2. Organising the highly unorganised wedding sector: Further, there is a pressing need to formalize the sector. By establishing an orderly system, the government will be levelling the field, giving competitors across the board a fair chance to put forward their services in a meaningful and more transparent manner, thereby benefiting consumers.

For instance, RERA protects the interests of home buyers and boost investments in the real estate sector, whereas, IRDA protects the interests of the policyholders, regulates, promotes and ensures orderly growth of the insurance industry. We urge the government to create such a framework for the Indian wedding industry so that consumers can be treated fairly as well as encourage formal investments in the sector.

Finally, encouraging and enabling technology for small and local businesses has the power to accelerate digital transformation of the industry. It will enable customer convenience, increase demand on the digital front and ensure that customers have access to the most suitable services in their choice of destination.
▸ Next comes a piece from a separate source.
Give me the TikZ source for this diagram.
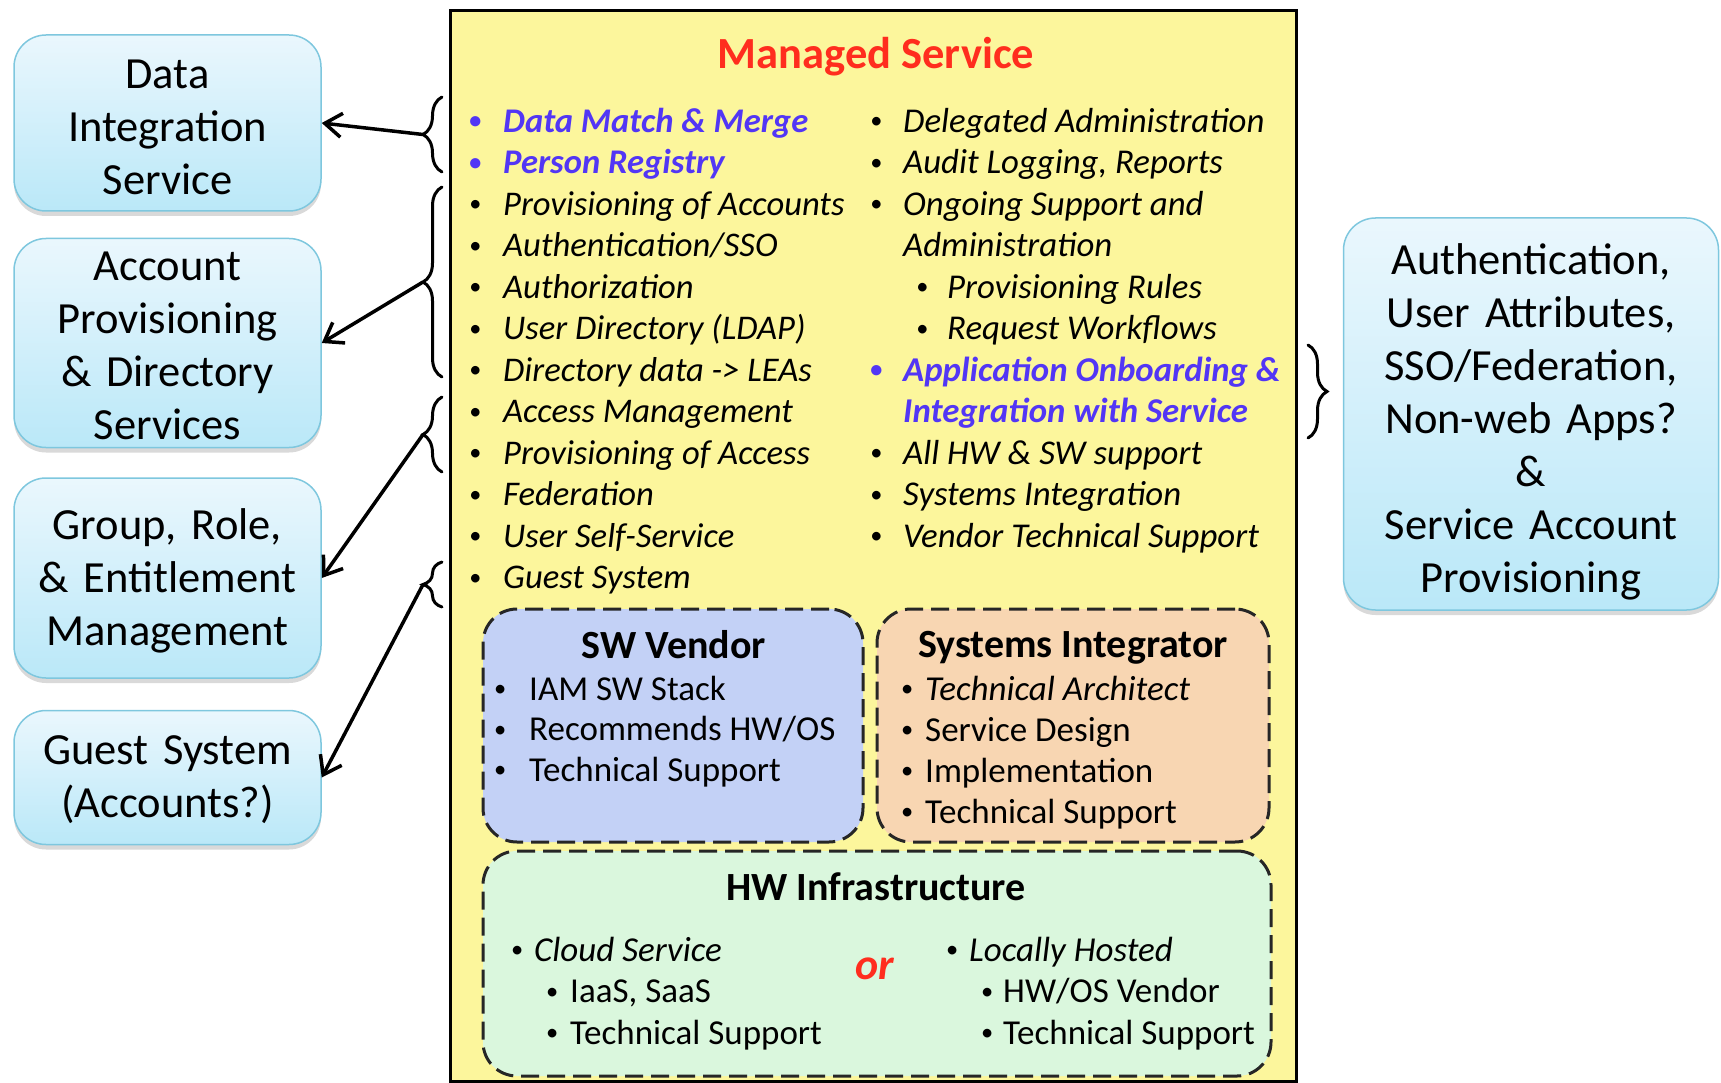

In addition to the above, relaxation of restrictions for hotels and banquets, ensuring single-window clearance for local entrepreneurs in the hospitality sector, tax rebates for consumers to increase spending power, and creating tourism circuits across important tourist or wedding destination locations like Jaipur, Goa, Lucknow, etc. will fastrack the recovery of the wedding industry in India.

We have immense faith in the government and are confident that Budget 2021 will help us turnaround the downturn brought about by COVID-19.

The columnist is CEO – OYO’s Weddingz.in. Views expressed are the author’s own.